Mykhailo Hrushevsky
Mykhailo Serhiiovych Hrushevsky (29 September [O.S. 17 September] 1866 - 24 November 1934) was a Ukrainian academician, politician, historian, and statesman who was a key figure in the early twentieth-century Ukrainian national revival. Among the most important historical figures in Ukraine, he is widely regarded as the country's greatest modern historian, the foremost scholar organizer, the leader of the pre-revolution Ukrainian national movement, the head of Ukraine's 1917-1918 revolutionary parliament, and a leading cultural figure in the Ukrainian SSR during the 1920s.
Hrushevsky is currently regarded as Ukraine's greatest 20th-century scholar and one of the most prominent Ukrainian statesmen in Ukraine's history, and he is still famous in Ukraine. Despite both playing more important roles during the Ukrainian People's Republic, Vynnychenko was too left wing and Petliura was too associated with violence to make a good symbolic figure.

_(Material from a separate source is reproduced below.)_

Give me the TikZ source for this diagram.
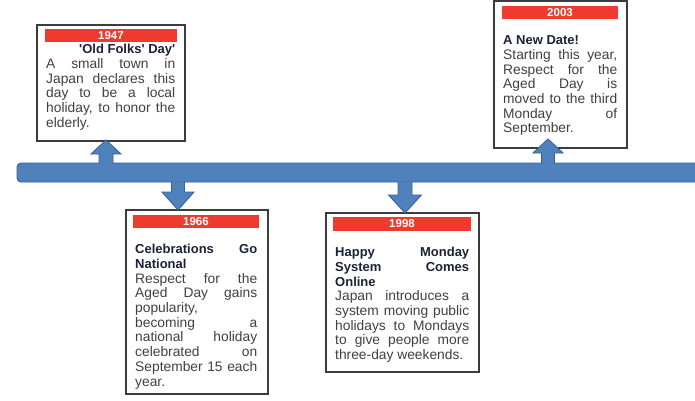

The portrait of Hrushevsky appears on the 50 hryvna note. His memory is honored with a museum in Kyiv and another in Lviv, as well as monuments in both cities. In Kyiv, a street bearing his name houses the Verkhovna Rada (parliament) and many governmental offices. The Ukrainian Academy of Sciences has recently begun publishing his Collected Works in 50 volumes.